- _REQUIRED TASK_
Find how many lines of the listing below include the word "that", then report the number by itself.

- _RECORDS_
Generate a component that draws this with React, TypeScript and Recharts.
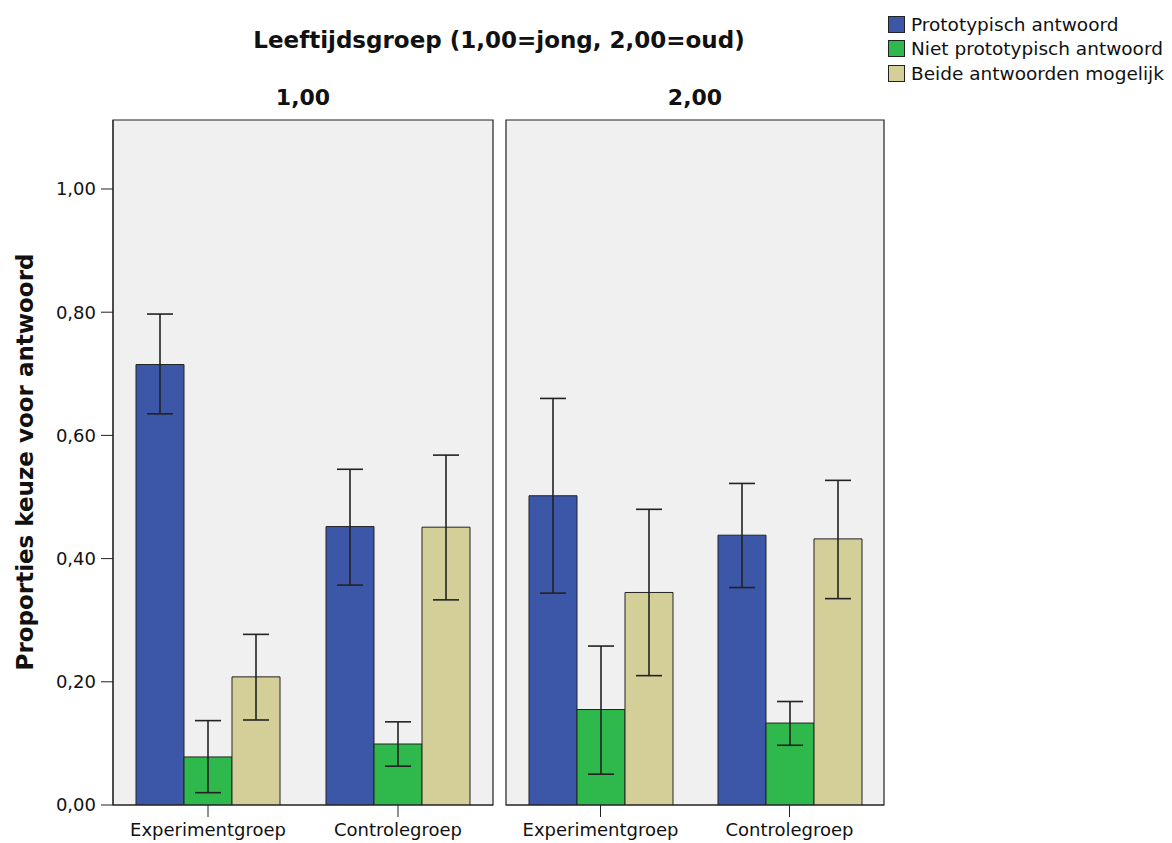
import { Bar, BarChart, ErrorBar, ReferenceArea, XAxis, YAxis } from 'recharts'

const groups = ['Experimentgroep', 'Controlegroep']
const yTicks = [0, 0.2, 0.4, 0.6, 0.8, 1.0]
const yMax = 1.112
const seriesNames = ['Prototypisch antwoord', 'Niet prototypisch antwoord', 'Beide antwoorden mogelijk']
const seriesColors = ['#3d57a8', '#2fb84b', '#d4cf99']

// 1,00 = jong
const jongProto = [0.715, 0.452]
const jongProtoLow = [0.635, 0.357]
const jongProtoHigh = [0.797, 0.545]
const jongNiet = [0.078, 0.099]
const jongNietLow = [0.02, 0.063]
const jongNietHigh = [0.137, 0.135]
const jongBeide = [0.208, 0.451]
const jongBeideLow = [0.138, 0.333]
const jongBeideHigh = [0.277, 0.568]

// 2,00 = oud
const oudProto = [0.502, 0.438]
const oudProtoLow = [0.344, 0.353]
const oudProtoHigh = [0.66, 0.522]
const oudNiet = [0.155, 0.133]
const oudNietLow = [0.05, 0.097]
const oudNietHigh = [0.258, 0.168]
const oudBeide = [0.345, 0.432]
const oudBeideLow = [0.21, 0.335]
const oudBeideHigh = [0.48, 0.527]

const font = '"DejaVu Sans", sans-serif'
const ink = '#222'

const err = (mean: number[], low: number[], high: number[], i: number) => [mean[i] - low[i], high[i] - mean[i]]

const jongRows = groups.map((group, i) => ({
  group,
  proto: jongProto[i],
  niet: jongNiet[i],
  beide: jongBeide[i],
  protoErr: err(jongProto, jongProtoLow, jongProtoHigh, i),
  nietErr: err(jongNiet, jongNietLow, jongNietHigh, i),
  beideErr: err(jongBeide, jongBeideLow, jongBeideHigh, i),
}))

const oudRows = groups.map((group, i) => ({
  group,
  proto: oudProto[i],
  niet: oudNiet[i],
  beide: oudBeide[i],
  protoErr: err(oudProto, oudProtoLow, oudProtoHigh, i),
  nietErr: err(oudNiet, oudNietLow, oudNietHigh, i),
  beideErr: err(oudBeide, oudBeideLow, oudBeideHigh, i),
}))

const keys = ['proto', 'niet', 'beide']

type PanelProps = {
  rows: typeof jongRows
  width: number
  left: number
  showY: boolean
}

function Panel({ rows, width, left, showY }: PanelProps) {
  return (
    <BarChart
      width={width}
      height={843}
      data={rows}
      margin={{ top: 120, right: 6, bottom: 0, left: showY ? 0 : left }}
      barCategoryGap={23}
      barGap={0}
    >
      <XAxis
        dataKey="group"
        height={38}
        tickSize={12}
        tickMargin={6}
        stroke={ink}
        tick={{ fill: '#111', fontSize: 18, fontFamily: font }}
      />
      <YAxis
        hide={!showY}
        width={113}
        domain={[0, yMax]}
        ticks={yTicks}
        allowDataOverflow
        tickSize={12}
        tickMargin={5}
        stroke={ink}
        tick={{ fill: '#111', fontSize: 18, fontFamily: font }}
        tickFormatter={(v: number) => v.toFixed(2).replace('.', ',')}
      />
      <ReferenceArea
        x1={groups[0]}
        x2={groups[groups.length - 1]}
        y1={0}
        y2={yMax}
        fill="#f0f0f0"
        fillOpacity={1}
        stroke={ink}
        strokeWidth={1.2}
        ifOverflow="visible"
      />
      {keys.map((key, i) => (
        <Bar key={key} dataKey={key} name={seriesNames[i]} fill={seriesColors[i]} stroke={ink} strokeWidth={1} isAnimationActive={false}>
          <ErrorBar dataKey={`${key}Err`} width={13} stroke={ink} strokeWidth={1.6} direction="y" />
        </Bar>
      ))}
    </BarChart>
  )
}

export default function App() {
  return (
    <div style={{ position: 'absolute', left: 0, top: 0, width: 1172, height: 843, background: '#fff', fontFamily: font, color: '#111' }}>
      <div style={{ position: 'absolute', left: 0, top: 0 }}>
        <Panel rows={jongRows} width={499} left={0} showY />
      </div>
      <div style={{ position: 'absolute', left: 496, top: 0 }}>
        <Panel rows={oudRows} width={394} left={10} showY={false} />
      </div>

      <div style={{ position: 'absolute', left: 0, width: 998, top: 26, textAlign: 'center', fontSize: 23, fontWeight: 'bold', lineHeight: '28px' }}>
        Leeftijdsgroep (1,00=jong, 2,00=oud)
      </div>
      <div style={{ position: 'absolute', left: 113, width: 380, top: 84, textAlign: 'center', fontSize: 22, fontWeight: 'bold', lineHeight: '28px' }}>
        1,00
      </div>
      <div style={{ position: 'absolute', left: 506, width: 378, top: 84, textAlign: 'center', fontSize: 22, fontWeight: 'bold', lineHeight: '28px' }}>
        2,00
      </div>
      <div
        style={{
          position: 'absolute',
          left: 25 - 250,
          top: 462 - 14,
          width: 500,
          height: 28,
          lineHeight: '28px',
          textAlign: 'center',
          fontSize: 23,
          fontWeight: 'bold',
          transform: 'rotate(-90deg)',
        }}
      >
        Proporties keuze voor antwoord
      </div>

      <div style={{ position: 'absolute', left: 888, top: 12 }}>
        {seriesNames.map((name, i) => (
          <div key={name} style={{ display: 'flex', alignItems: 'center', height: 24.5, fontSize: 18.5, whiteSpace: 'nowrap' }}>
            <span style={{ width: 15, height: 15, background: seriesColors[i], border: `1.5px solid ${ink}`, marginRight: 6 }} />
            {name}
          </div>
        ))}
      </div>
    </div>
  )
}
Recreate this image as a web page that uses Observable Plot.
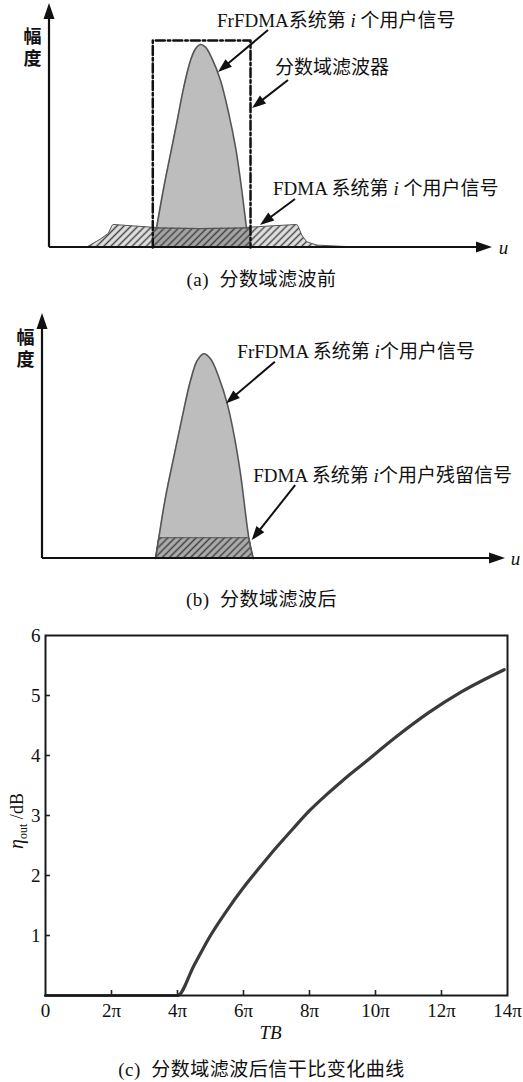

- _FINAL RESULT_
2